● **Exercise**
Exactly the lines from the one with "Emit a component" to the one with "import * as", both included, are to be printed again; leave out the rest.

## start Source material

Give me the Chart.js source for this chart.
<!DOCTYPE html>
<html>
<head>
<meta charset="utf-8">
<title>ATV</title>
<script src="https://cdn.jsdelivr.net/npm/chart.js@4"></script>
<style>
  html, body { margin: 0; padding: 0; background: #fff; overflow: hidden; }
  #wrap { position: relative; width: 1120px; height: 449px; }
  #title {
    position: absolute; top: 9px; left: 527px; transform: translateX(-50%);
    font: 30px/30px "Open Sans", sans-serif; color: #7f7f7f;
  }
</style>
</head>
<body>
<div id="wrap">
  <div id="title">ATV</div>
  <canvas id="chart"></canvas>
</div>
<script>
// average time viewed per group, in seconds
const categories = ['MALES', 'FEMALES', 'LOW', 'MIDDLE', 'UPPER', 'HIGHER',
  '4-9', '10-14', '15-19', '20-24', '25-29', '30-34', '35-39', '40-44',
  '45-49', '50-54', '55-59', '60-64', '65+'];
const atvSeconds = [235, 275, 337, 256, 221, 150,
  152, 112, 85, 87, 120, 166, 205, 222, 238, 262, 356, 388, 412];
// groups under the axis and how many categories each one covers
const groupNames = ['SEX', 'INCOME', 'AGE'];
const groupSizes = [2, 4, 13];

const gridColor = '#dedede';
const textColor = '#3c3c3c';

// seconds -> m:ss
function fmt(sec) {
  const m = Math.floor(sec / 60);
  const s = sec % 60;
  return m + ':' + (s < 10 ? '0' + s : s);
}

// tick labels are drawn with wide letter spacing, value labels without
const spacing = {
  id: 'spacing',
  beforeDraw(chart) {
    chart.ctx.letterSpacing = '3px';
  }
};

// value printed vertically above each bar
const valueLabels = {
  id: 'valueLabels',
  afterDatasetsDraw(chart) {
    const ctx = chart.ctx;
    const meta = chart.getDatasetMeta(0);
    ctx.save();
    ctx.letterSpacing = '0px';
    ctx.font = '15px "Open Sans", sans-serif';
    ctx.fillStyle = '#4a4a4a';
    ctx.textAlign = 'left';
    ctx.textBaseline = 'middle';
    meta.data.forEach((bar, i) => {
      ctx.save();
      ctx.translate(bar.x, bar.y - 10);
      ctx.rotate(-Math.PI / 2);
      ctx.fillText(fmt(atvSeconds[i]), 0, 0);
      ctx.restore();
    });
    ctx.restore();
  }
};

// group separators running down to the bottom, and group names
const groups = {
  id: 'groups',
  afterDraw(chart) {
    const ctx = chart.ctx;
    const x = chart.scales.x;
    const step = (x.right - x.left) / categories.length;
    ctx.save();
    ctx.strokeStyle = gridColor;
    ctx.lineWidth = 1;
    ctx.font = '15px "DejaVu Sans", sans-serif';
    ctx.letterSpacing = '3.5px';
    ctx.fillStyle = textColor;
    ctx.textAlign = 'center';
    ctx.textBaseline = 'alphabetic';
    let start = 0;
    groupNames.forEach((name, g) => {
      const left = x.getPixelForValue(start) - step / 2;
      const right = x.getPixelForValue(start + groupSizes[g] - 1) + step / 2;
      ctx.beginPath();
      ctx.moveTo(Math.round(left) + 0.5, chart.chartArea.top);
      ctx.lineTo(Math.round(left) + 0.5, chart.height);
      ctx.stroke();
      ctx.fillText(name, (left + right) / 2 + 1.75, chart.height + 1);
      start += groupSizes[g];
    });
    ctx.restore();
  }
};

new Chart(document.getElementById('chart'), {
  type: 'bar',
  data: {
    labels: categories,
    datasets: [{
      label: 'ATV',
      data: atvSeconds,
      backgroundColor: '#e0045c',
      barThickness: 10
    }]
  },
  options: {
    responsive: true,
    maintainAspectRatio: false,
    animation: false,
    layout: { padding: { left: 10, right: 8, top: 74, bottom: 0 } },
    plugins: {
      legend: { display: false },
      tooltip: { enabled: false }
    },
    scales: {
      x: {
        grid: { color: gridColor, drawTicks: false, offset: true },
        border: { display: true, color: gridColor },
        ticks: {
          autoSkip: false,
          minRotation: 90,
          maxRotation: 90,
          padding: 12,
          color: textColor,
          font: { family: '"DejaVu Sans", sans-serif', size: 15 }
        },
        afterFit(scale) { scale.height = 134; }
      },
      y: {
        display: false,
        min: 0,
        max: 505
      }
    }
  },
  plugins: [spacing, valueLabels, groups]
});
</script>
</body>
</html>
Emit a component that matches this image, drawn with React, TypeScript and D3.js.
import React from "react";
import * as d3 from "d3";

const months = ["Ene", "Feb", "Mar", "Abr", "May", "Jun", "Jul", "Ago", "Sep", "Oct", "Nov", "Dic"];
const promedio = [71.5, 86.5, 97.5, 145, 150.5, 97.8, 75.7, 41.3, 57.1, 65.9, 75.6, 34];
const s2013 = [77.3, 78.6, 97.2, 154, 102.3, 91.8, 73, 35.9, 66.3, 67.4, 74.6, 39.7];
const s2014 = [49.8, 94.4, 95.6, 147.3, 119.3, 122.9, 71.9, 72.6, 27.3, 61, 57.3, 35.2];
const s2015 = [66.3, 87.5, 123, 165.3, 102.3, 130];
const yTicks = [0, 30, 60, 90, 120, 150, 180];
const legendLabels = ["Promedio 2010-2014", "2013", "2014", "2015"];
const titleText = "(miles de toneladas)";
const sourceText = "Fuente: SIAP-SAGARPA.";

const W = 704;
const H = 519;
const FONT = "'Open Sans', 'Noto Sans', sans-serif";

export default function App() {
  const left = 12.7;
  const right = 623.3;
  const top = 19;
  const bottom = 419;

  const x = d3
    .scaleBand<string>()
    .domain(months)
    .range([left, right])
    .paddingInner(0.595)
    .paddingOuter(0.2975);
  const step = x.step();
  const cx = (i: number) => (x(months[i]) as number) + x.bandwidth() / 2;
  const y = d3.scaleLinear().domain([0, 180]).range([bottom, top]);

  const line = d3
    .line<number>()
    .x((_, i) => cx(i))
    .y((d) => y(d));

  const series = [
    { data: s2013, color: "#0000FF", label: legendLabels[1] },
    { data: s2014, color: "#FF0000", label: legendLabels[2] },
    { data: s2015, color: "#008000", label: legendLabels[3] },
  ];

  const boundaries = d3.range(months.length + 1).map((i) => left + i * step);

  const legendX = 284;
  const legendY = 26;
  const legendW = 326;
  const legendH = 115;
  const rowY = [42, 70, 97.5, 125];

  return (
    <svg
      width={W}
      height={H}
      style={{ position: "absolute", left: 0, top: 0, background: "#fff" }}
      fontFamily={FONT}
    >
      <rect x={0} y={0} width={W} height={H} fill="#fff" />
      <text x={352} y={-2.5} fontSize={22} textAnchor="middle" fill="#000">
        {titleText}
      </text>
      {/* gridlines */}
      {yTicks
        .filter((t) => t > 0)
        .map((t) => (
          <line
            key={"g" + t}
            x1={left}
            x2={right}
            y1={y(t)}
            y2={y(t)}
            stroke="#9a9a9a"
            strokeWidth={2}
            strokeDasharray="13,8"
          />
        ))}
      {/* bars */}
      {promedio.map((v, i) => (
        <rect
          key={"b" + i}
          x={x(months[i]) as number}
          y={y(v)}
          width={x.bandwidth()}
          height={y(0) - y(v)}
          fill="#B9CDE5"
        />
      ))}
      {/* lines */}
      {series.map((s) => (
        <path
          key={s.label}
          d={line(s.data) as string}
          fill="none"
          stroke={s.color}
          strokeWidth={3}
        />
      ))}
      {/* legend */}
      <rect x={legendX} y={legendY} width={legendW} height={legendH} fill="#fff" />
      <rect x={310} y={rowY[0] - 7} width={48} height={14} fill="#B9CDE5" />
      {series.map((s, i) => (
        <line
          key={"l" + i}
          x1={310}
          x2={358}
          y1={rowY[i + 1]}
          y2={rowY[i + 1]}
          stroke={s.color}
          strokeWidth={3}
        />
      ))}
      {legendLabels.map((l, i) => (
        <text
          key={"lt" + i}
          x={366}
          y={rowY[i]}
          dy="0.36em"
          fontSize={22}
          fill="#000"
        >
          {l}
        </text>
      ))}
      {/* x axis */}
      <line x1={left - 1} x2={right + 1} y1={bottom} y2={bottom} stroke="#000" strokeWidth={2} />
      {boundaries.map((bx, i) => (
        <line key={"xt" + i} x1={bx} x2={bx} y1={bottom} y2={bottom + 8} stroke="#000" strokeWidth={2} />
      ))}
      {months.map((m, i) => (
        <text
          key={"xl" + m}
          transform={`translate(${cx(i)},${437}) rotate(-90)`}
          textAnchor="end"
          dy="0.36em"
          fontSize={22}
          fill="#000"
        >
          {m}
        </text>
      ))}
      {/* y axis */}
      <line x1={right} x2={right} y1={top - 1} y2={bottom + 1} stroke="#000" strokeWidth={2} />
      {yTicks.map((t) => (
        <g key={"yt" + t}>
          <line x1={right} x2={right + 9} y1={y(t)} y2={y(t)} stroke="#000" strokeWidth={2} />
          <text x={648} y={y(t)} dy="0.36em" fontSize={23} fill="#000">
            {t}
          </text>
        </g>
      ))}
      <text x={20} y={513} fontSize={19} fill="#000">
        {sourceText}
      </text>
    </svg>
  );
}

## end Source material

● **Exercise output**
Emit a component that matches this image, drawn with React, TypeScript and D3.js.
import React from "react";
import * as d3 from "d3";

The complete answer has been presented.